Unlike later recordings, this one includes curtain calls. I think this was an excellent decision, since it evokes the thrill of being part of a Bayreuth audience. Only in Bayreuth will an audience remain absolutely silent until the last note has faded, and then erupt in a paroxism of emotion - good or bad. Listen carefully, and you'll hear the point where the audience begin to stamp their feet, causing the wooden structure of the Festspielhaus to resonate with a sound like thunder. They obviously liked this performance.
And why not, indeed; it's excellent.
Gwyneth Johns performs both Venus and Elizabeth, as Birgit Nilsson did, back in the sixties. There were some difficulties - her lower register wasn't quite up to the essentially mezzo part of Venus, and her diminutive stature meant that she had to stand on a box throughout act I (somewhat limiting her range of movement). That's her on the cover of the DVD - you can see the corner of the box if you look closely. However, her acting ability, stage presence and total commitment to her roles more than compensated for these minor, er, shortcomings.
Spas Wenkoff's Tannhauser was full of manic glee (although this might have been a combination of close-ups and operatic acting). Wonderful strong voice, with none of the whiny edge that I've heard in other Tannhausers.

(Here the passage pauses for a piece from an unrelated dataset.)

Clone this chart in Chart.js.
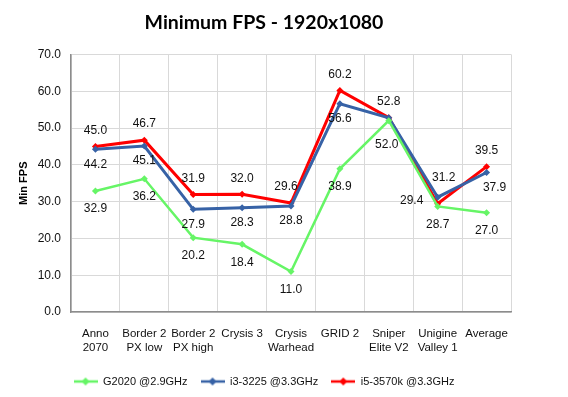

The unbelievably young Bernd Weikl was a splendid Wolfram - a role which he was to play many times. You might like to contrast his performance here with the one in the 1994 Munich performance, with Waltraud Myer as Venus.
The orchestra, chorus and other performers all lived up the normal Bayreuth standards of perfection. Colin Davis maintained a lively and expressive tempo.
This is the full Paris version, complete with a somewhat prim Bacchanale, filmed in 1978, when this originally controversial production had been accepted by the Bayreuth audience.
Technical issues? A few. After all, the film was made thirty years ago. The sound is almost perfect, but there are a couple of occasions where background noise intrudes. Thankfully they're brief. The image quality is somewhat variable, particularly in the darker passages. Again, this isn't obtrusive - I'm just being picky.